También fueron a veces compañías de teatro con Antonio Molina, Mercedes Vecino,
Juanito Valderrama y Dolores Abril. Era un pueblo muy alegre y rumboso. La
gente animada y divertida.”
El señor Simón Carranza, tenía el
baile en la calle Gutiérrez, esquina con calle Recio. Es el baile que llamaban "del Simonero". El otro baile podría ser el del casino. Y sí
que es cierto que Madrigalejo sigue siendo “un pueblo muy alegre y
rumboso”.
(Panorámica de Madrigalejo desde el puente sobre el río Ruecas)
Es una delicia leer estos
recuerdos de la infancia que tan bien fijados quedaron en la memoria de Antonia
Caldera. Gracias a que los dejó escritos en su relato – y no están todos aquí-
podemos gozar de ellos y unirlos a los que guardamos cada uno de nosotros. El
libro donde está publicado me lo regaló personalmente Antonia Caldera, en
Mérida, por lo que la estoy enormemente agradecida.

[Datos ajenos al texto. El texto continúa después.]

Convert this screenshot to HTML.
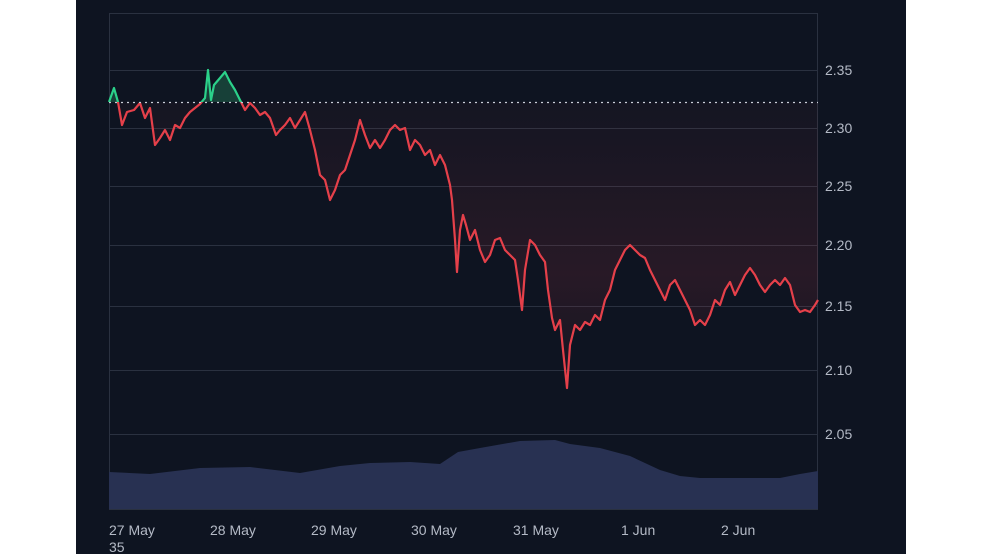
<!DOCTYPE html>
<html><head><style>
body{margin:0;background:#fff;width:984px;height:554px;overflow:hidden}
svg{position:absolute;left:0;top:0;font-family:"Liberation Sans",sans-serif}
</style></head><body>
<svg width="984" height="554" viewBox="0 0 984 554">
<defs>
<clipPath id="below"><rect x="100" y="102" width="730" height="420"/></clipPath>
<clipPath id="above"><rect x="100" y="0" width="730" height="102"/></clipPath>
<linearGradient id="rg" gradientUnits="userSpaceOnUse" x1="0" y1="102" x2="0" y2="390">
<stop offset="0" stop-color="#e5404a" stop-opacity="0.03"/><stop offset="0.6" stop-color="#e5404a" stop-opacity="0.12"/><stop offset="1" stop-color="#e5404a" stop-opacity="0.02"/></linearGradient>
</defs>
<rect x="76" y="0" width="830" height="554" fill="#0e1421"/>
<g stroke="#2a3140" stroke-width="1">
<line x1="109" y1="13.5" x2="818" y2="13.5"/>
<line x1="109" y1="70.5" x2="818" y2="70.5"/>
<line x1="109" y1="128.5" x2="818" y2="128.5"/>
<line x1="109" y1="186.5" x2="818" y2="186.5"/>
<line x1="109" y1="245.5" x2="818" y2="245.5"/>
<line x1="109" y1="306.5" x2="818" y2="306.5"/>
<line x1="109" y1="370.5" x2="818" y2="370.5"/>
<line x1="109" y1="434.5" x2="818" y2="434.5"/>
<line x1="109" y1="509.5" x2="818" y2="509.5"/>
<line x1="109.5" y1="13" x2="109.5" y2="509"/>
<line x1="817.5" y1="13" x2="817.5" y2="509"/>
</g>
<path fill="#283152" d="M109,472 L150,474 L200,468 L250,467 L300,473 L340,466 L370,463 L410,462 L440,464 L458,452 L480,448 L520,441 L555,440 L570,444 L600,448 L630,456 L660,470 L680,476 L700,478 L780,478 L800,474 L818,471 L818,509 L109,509Z"/>
<g fill="#b4bac6" font-size="14">
<text x="825" y="75">2.35</text><text x="825" y="133">2.30</text><text x="825" y="191">2.25</text><text x="825" y="250">2.20</text><text x="825" y="311">2.15</text><text x="825" y="375">2.10</text><text x="825" y="439">2.05</text>
<text x="109" y="535">27 May</text><text x="210" y="535">28 May</text><text x="311" y="535">29 May</text><text x="411" y="535">30 May</text><text x="513" y="535">31 May</text><text x="621" y="535">1 Jun</text><text x="721" y="535">2 Jun</text>
<text x="109" y="552">35</text>
</g>
<path clip-path="url(#below)" fill="url(#rg)" d="M109,102 L114,88 L118,102 L122,125 L127,112 L134,110 L140,103 L145,118 L150,108 L155,145 L160,138 L165,130 L170,140 L175,125 L180,128 L185,118 L190,112 L195,108 L200,104 L205,98 L208,70 L211,100 L214,85 L220,78 L225,72 L230,82 L235,90 L240,100 L245,110 L250,103 L255,108 L260,115 L265,112 L270,118 L276,135 L280,130 L285,125 L290,118 L295,128 L300,120 L305,112 L310,130 L315,150 L320,175 L325,180 L330,200 L335,190 L340,175 L345,170 L350,155 L355,140 L360,120 L365,135 L370,148 L375,140 L380,148 L385,140 L390,130 L395,125 L400,130 L405,128 L410,150 L415,140 L420,145 L425,155 L430,150 L435,165 L440,155 L445,165 L450,185 L452,200 L455,240 L457,272 L460,230 L463,215 L466,225 L470,240 L475,230 L480,250 L485,262 L490,255 L495,240 L500,238 L505,250 L510,255 L515,260 L518,280 L522,310 L525,270 L530,240 L535,245 L540,255 L545,262 L548,290 L552,318 L555,330 L560,320 L563,350 L567,388 L570,345 L575,325 L580,330 L585,322 L590,325 L595,315 L600,320 L605,300 L610,290 L615,270 L620,260 L625,250 L630,245 L635,250 L640,255 L645,258 L650,270 L655,280 L660,290 L665,300 L670,285 L675,280 L680,290 L685,300 L690,310 L695,325 L700,320 L705,325 L710,315 L715,300 L720,305 L725,290 L730,282 L735,295 L740,285 L745,275 L750,268 L755,275 L760,285 L765,292 L770,285 L775,280 L780,285 L785,278 L790,285 L795,305 L800,312 L805,310 L810,312 L815,305 L818,300 L818,102Z"/>
<g fill="none" stroke-width="2.2" stroke-linejoin="round">
<path clip-path="url(#below)" stroke="#e5404a" d="M109,102 L114,88 L118,102 L122,125 L127,112 L134,110 L140,103 L145,118 L150,108 L155,145 L160,138 L165,130 L170,140 L175,125 L180,128 L185,118 L190,112 L195,108 L200,104 L205,98 L208,70 L211,100 L214,85 L220,78 L225,72 L230,82 L235,90 L240,100 L245,110 L250,103 L255,108 L260,115 L265,112 L270,118 L276,135 L280,130 L285,125 L290,118 L295,128 L300,120 L305,112 L310,130 L315,150 L320,175 L325,180 L330,200 L335,190 L340,175 L345,170 L350,155 L355,140 L360,120 L365,135 L370,148 L375,140 L380,148 L385,140 L390,130 L395,125 L400,130 L405,128 L410,150 L415,140 L420,145 L425,155 L430,150 L435,165 L440,155 L445,165 L450,185 L452,200 L455,240 L457,272 L460,230 L463,215 L466,225 L470,240 L475,230 L480,250 L485,262 L490,255 L495,240 L500,238 L505,250 L510,255 L515,260 L518,280 L522,310 L525,270 L530,240 L535,245 L540,255 L545,262 L548,290 L552,318 L555,330 L560,320 L563,350 L567,388 L570,345 L575,325 L580,330 L585,322 L590,325 L595,315 L600,320 L605,300 L610,290 L615,270 L620,260 L625,250 L630,245 L635,250 L640,255 L645,258 L650,270 L655,280 L660,290 L665,300 L670,285 L675,280 L680,290 L685,300 L690,310 L695,325 L700,320 L705,325 L710,315 L715,300 L720,305 L725,290 L730,282 L735,295 L740,285 L745,275 L750,268 L755,275 L760,285 L765,292 L770,285 L775,280 L780,285 L785,278 L790,285 L795,305 L800,312 L805,310 L810,312 L815,305 L818,300"/>
<path clip-path="url(#above)" fill="#1f6b4f" fill-opacity="0.5" stroke="none" d="M109,102 L114,88 L118,102 L200,104 L205,98 L208,70 L211,100 L214,85 L220,78 L225,72 L230,82 L235,90 L240,100 L245,110Z"/>
<path clip-path="url(#above)" stroke="#2bd18a" d="M109,102 L114,88 L118,102 L122,125 M200,104 L205,98 L208,70 L211,100 L214,85 L220,78 L225,72 L230,82 L235,90 L240,100 L245,110"/>
</g>
<line x1="109" y1="102.5" x2="818" y2="102.5" stroke="#c9ced8" stroke-width="1.2" stroke-dasharray="2,4"/>
</svg>
</body></html>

Guadalupe Rodríguez Cerezo.
Bibliografía:
-A. CALDERA TEJEDA.
“Recuerdos de mi infancia”. XIV Certamen
Literario para Personas Mayores. Experiencia y Vida. Edita Consejería de
Sanidad y Dependencia de la Junta de Extremadura. Badajoz, 2007.
-L.
RODRÍGUEZ AMORES. Crónicas Lugareñas.
Madrigalejo. Tecnigraf, S.A. Badajoz, 2008.